In the lines below, output everything from the first line through the line containing "9.6e30, 7.2e30, 6.1e30];" exactly as it is. Pictures are not part of the output.
--------------------------------------------------
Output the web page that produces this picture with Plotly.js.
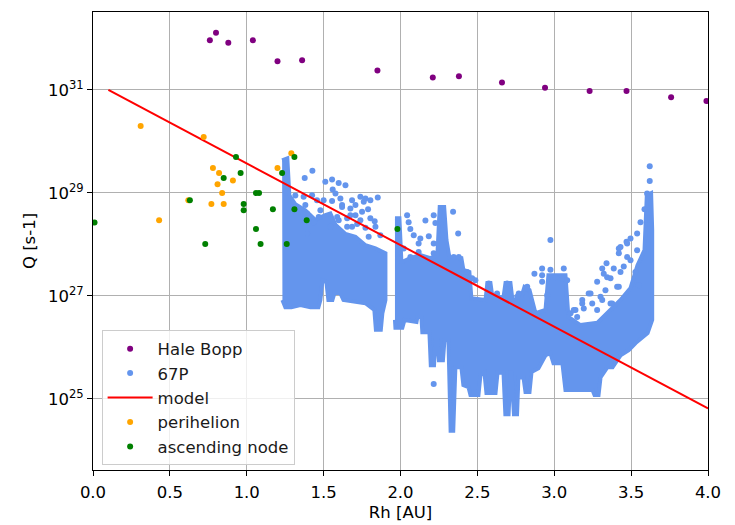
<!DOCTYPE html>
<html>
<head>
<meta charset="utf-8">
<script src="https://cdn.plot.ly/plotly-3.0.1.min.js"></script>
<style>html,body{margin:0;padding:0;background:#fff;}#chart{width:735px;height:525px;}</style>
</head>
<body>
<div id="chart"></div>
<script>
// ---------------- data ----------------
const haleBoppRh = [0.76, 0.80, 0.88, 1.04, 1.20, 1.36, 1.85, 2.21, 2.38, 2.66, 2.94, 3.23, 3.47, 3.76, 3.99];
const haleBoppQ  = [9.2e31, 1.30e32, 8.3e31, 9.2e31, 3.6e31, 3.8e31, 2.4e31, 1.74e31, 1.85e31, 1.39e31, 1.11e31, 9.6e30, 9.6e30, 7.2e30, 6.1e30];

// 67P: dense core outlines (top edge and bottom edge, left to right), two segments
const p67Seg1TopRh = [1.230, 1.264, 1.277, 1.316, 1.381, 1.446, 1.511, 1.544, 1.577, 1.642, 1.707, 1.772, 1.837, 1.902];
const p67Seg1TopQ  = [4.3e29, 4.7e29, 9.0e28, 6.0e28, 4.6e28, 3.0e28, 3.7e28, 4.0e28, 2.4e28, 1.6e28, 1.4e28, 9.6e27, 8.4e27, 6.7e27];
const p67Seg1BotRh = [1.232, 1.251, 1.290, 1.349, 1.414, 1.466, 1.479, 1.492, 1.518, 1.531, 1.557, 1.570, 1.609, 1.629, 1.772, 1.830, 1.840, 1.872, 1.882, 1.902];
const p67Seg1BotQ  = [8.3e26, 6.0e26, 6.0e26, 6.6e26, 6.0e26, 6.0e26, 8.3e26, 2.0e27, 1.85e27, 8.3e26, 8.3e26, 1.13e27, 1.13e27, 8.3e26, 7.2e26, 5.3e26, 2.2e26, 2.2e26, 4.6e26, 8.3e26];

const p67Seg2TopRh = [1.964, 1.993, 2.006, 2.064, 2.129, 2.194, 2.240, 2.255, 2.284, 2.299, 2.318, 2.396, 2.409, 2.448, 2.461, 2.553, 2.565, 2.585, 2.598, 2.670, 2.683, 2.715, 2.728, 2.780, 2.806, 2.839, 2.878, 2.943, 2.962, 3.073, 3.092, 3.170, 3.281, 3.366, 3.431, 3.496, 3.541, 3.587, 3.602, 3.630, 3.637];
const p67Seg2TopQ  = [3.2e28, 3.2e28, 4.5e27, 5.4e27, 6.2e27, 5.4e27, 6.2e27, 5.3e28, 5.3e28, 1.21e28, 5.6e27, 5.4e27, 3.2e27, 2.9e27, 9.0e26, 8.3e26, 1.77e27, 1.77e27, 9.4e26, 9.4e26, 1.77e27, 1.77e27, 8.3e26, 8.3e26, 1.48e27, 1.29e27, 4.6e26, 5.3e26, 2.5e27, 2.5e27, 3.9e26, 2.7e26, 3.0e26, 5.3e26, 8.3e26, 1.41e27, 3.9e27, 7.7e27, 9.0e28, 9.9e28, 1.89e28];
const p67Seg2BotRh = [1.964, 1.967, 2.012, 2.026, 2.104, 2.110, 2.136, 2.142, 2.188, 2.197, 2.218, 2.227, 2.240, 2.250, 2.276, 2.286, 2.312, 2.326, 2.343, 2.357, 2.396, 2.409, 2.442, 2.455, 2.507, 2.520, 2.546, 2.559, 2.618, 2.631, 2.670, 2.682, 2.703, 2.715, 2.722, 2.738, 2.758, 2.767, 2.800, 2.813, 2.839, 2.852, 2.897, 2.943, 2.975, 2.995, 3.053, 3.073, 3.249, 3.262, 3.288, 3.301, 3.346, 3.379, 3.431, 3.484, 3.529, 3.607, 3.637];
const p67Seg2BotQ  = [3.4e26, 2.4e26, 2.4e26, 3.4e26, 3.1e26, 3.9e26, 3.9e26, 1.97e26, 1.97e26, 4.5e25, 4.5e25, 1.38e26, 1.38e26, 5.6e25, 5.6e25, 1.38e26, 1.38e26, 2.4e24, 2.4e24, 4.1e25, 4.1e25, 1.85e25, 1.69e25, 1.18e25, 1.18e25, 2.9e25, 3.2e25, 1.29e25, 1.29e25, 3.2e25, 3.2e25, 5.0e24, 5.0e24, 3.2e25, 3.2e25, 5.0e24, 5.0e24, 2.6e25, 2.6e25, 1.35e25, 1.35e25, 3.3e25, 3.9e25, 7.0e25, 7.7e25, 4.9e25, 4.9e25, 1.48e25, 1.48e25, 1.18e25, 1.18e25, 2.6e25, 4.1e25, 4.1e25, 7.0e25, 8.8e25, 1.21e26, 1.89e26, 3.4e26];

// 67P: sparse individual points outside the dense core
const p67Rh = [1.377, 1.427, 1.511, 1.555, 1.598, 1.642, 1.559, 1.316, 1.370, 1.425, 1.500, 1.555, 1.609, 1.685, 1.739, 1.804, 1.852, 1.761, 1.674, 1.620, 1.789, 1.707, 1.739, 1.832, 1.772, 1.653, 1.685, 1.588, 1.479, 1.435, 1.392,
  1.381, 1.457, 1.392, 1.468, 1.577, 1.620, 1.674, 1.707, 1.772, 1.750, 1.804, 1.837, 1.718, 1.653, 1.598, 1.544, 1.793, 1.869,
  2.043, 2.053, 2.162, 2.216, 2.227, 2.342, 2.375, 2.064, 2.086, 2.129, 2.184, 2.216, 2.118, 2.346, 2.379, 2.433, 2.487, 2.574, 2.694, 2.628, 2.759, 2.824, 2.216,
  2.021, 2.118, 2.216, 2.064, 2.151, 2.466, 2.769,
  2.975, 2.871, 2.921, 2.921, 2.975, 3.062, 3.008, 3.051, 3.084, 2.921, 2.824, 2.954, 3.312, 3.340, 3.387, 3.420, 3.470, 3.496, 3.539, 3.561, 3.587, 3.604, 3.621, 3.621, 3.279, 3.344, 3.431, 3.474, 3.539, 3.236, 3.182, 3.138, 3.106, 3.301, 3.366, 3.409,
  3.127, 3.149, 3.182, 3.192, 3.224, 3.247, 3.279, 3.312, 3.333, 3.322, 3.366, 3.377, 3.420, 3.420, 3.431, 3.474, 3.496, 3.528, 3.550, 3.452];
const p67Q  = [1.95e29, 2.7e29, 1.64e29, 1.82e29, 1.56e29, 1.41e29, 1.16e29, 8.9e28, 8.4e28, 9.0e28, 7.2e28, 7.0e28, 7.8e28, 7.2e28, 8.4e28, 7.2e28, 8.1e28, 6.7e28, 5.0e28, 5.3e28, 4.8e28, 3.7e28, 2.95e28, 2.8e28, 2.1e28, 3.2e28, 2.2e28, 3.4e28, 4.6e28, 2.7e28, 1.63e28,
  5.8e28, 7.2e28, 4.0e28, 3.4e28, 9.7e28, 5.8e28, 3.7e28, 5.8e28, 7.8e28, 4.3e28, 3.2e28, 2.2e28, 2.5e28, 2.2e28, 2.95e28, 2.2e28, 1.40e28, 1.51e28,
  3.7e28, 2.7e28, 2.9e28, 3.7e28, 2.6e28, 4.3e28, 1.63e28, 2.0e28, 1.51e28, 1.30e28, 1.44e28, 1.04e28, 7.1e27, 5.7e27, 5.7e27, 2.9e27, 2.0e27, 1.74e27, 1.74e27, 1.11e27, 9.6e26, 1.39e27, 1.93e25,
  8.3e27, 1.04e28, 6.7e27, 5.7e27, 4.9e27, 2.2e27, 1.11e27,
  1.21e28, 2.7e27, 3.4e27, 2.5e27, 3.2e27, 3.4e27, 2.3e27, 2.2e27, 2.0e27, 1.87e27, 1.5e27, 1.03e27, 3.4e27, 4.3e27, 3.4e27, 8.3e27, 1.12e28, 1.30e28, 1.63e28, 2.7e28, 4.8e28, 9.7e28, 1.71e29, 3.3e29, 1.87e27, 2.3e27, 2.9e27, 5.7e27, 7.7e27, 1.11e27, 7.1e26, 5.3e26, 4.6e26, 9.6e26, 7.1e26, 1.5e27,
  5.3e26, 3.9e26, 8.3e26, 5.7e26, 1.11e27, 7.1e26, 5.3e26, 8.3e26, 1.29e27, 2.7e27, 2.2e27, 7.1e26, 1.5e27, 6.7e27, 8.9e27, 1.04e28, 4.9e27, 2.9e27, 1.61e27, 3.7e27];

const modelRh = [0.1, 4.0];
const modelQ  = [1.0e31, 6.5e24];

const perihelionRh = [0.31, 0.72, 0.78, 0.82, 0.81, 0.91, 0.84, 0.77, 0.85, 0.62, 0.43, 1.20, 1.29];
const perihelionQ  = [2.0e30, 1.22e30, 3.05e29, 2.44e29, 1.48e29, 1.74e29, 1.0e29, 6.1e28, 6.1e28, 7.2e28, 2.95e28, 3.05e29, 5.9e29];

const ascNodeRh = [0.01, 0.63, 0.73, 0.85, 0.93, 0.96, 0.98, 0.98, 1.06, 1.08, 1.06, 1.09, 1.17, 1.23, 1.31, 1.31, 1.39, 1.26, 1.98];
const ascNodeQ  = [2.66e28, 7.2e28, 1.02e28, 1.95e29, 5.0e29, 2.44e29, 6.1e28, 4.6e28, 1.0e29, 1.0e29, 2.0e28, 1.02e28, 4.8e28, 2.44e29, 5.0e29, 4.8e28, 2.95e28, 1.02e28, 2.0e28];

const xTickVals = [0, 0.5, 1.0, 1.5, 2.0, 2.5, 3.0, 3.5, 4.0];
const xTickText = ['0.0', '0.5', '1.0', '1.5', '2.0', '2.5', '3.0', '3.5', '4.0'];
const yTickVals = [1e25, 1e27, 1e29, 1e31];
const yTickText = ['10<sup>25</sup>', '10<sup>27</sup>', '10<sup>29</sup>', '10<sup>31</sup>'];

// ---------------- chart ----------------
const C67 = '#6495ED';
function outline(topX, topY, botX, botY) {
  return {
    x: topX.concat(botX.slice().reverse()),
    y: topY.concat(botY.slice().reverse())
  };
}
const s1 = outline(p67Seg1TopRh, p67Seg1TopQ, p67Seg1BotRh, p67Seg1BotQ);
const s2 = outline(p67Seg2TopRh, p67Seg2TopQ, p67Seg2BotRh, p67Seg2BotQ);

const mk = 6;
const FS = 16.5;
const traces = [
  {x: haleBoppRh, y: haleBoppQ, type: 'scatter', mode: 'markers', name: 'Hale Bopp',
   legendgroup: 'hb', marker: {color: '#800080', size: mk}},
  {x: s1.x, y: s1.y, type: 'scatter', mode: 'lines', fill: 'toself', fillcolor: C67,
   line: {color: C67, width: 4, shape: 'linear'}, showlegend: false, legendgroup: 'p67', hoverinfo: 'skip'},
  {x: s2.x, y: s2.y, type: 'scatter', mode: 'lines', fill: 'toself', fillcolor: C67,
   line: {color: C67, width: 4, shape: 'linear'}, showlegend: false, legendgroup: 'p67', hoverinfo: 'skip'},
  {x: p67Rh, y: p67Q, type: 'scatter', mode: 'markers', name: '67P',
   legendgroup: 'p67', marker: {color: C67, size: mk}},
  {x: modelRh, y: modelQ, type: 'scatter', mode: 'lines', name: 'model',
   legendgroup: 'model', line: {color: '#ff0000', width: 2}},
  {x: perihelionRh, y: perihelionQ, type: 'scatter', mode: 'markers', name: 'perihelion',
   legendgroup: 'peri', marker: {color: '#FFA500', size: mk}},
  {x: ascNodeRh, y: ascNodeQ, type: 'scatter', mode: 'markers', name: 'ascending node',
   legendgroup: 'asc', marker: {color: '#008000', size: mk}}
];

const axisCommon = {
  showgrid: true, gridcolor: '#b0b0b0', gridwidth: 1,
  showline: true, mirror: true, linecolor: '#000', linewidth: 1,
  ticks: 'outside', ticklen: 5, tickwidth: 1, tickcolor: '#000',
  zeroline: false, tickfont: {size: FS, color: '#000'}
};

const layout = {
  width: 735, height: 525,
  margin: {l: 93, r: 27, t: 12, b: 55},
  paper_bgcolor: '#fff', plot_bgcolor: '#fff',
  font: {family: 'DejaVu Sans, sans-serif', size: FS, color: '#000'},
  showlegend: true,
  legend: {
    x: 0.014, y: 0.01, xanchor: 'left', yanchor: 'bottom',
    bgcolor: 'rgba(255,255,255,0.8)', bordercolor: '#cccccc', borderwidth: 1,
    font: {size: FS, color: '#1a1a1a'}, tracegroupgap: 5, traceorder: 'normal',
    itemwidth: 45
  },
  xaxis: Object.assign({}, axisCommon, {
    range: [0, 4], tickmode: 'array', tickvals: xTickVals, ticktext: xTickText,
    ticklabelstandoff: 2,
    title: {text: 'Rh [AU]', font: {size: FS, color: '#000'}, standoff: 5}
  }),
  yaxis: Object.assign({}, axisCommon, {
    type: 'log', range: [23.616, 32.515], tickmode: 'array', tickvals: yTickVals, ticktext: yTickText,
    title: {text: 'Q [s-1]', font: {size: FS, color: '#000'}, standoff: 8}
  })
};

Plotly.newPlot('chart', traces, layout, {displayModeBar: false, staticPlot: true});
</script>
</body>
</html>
--------------------------------------------------
EXERCISE OUTPUT »
Output the web page that produces this picture with Plotly.js.
<!DOCTYPE html>
<html>
<head>
<meta charset="utf-8">
<script src="https://cdn.plot.ly/plotly-3.0.1.min.js"></script>
<style>html,body{margin:0;padding:0;background:#fff;}#chart{width:735px;height:525px;}</style>
</head>
<body>
<div id="chart"></div>
<script>
// ---------------- data ----------------
const haleBoppRh = [0.76, 0.80, 0.88, 1.04, 1.20, 1.36, 1.85, 2.21, 2.38, 2.66, 2.94, 3.23, 3.47, 3.76, 3.99];
const haleBoppQ  = [9.2e31, 1.30e32, 8.3e31, 9.2e31, 3.6e31, 3.8e31, 2.4e31, 1.74e31, 1.85e31, 1.39e31, 1.11e31, 9.6e30, 9.6e30, 7.2e30, 6.1e30];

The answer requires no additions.